Fisher on the intelligence agencies
A long and interesting piece by David Fisher on the intelligence agencies:
John Key has opened up the spy agencies to public scrutiny in a way which we have never seen in New Zealand.
We know more now about what they do and even how they do it.
We know how the two agencies are managed, in that the GCSB and NZSIS both have top-flight lawyers in charge.
There will always be those who say we don’t know enough. For those people, we now have improved oversight of the agencies. This also happened under the Prime Minister’s watch as minister in charge of the agencies.
The new Inspector General of Intelligence and Security Cheryl Gwyn – another superb lawyer – has been a breath of the freshest air.

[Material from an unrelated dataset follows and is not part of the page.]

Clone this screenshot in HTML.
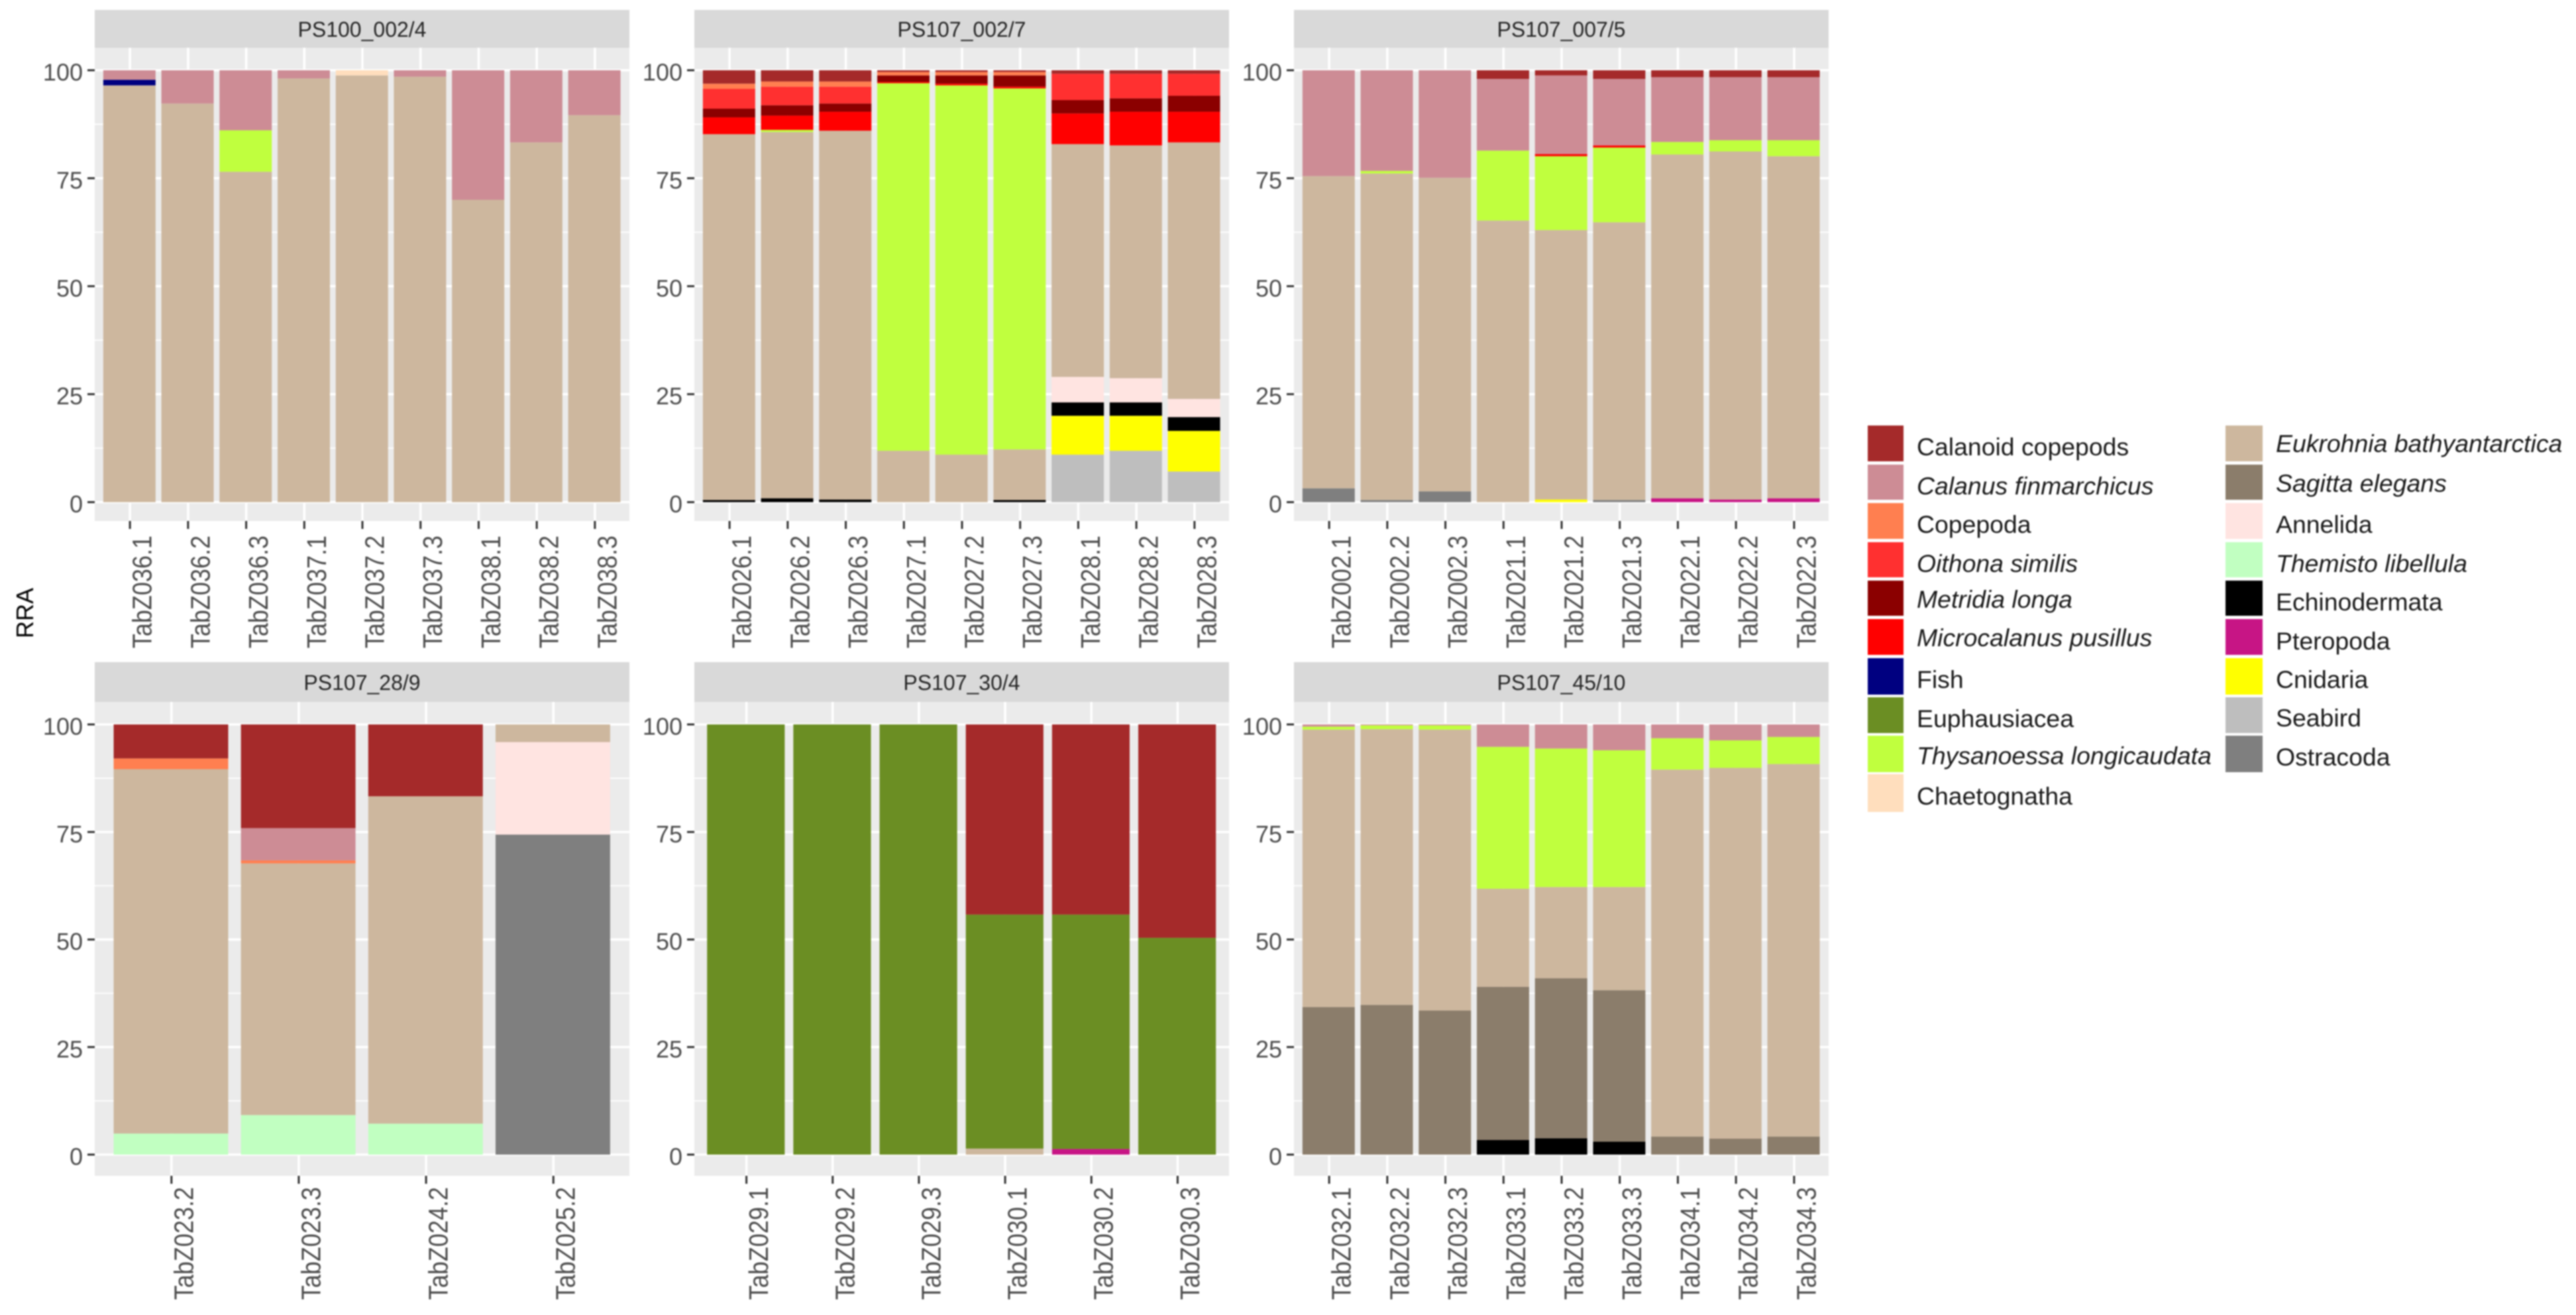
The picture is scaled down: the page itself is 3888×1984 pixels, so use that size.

Mr Key has since stepped away from directly overseeing the agencies, which is a further liberation. It seems right that the most powerful weapons of state should sit with someone whose role is to objectively challenge his Cabinet colleagues.
Now, even at a ministerial level, the SIS and GCSB answer to a lawyer, this time Attorney General Chris Finlayson.
In terms of oversight and public disclosure, we are heading into an era unparalleled in our history. Citizens now have more ability to see and have explained the tasks done in their name. Again, it might not be enough but it is considerably more than we have had before.
I’m glad to see this recognition. If you go back 10 years, no PM would answer any question on the intelligence agencies. The oversight reports were few and extremely bland. It is vastly different to what we have today with both the Inspector-General and the two directors going into considerable detail (within reason) of what they do.
That’s where we have come to, three years after Mr Key had to admit Kim Dotcom and one of his co-accused had been illegally spied on by the GCSB. He also had to apologise – a concession which must have been galling.
That single event appears to be the point at which the Prime Minister stopped taking at face value the assurances given by the intelligence agencies, and began a programme for reformation which is huge in its scale and largely behind closed doors.
I think that was a catalyst, aided by the Snowden revelations. He sent in the Cabinet Secretary to review their compliance, and having found it lacking, then made her one director, and two deputy solictor-generals the other director and the Inspector-General. They are not just all lawyers, but all lawyers whose background is very focused on legal compliance.
But there have also been reports which paint a picture of the state of New Zealand’s intelligence services, past and present. None are individually explicit in their descriptions of how bad it was but the collective run of reports gives an impression of the intelligence community as an isolated part of government, lost to the public they were serving, changing purpose and shape under a cloak of secrecy.
There is a pattern which flows through these reports, whether it be NZSIS boss Rebecca Kitteridge’s investigation into the GCSB, or the Performance Improvement Framework reviews or the most recent Gwyn report. Every reviewer is insistent staff at these important and powerful agencies all had good intent, but that they were left operating in frameworks not quite right, or in some cases flat out wrong.
It is almost tragic the intelligence services sought out such eager and patriotic staff only to subject them to a bureaucratic acid trip.
Part of the problem I think is that the culture was too mixed in with the military, and the senior leadership all tended to be ex-military. Top military officers often have some very fine skills, but they are not necessarily all the skills you need to have an agency working correctly.
John Key’s response to a community which cultured problems and surprised him with embarrassment was to throw back the curtains, hire his own directors and to put serious lawyers in charge. There are those within horrified at their new reality, which includes the need to “inform the public of what we do and why it is so important”, as one recently disclosed report stated.
Accountability and transparency make the intelligence community one in which all New Zealanders have a stake, by simple virtue of it being more accessible.
John Key has made some mistakes in this area, such as personally requesting Ian Fletcher to apply. But I do think there hasn’t been enough focus on the massive changes he has introduced, and also how he personally has been far far more willing to talk on details of intelligence operations than any predecessor. There are some dangers with this, as you can’t go into detail on everything, and where you draw the line has consequences. But our level of transparency and independent review is far greater than in the past.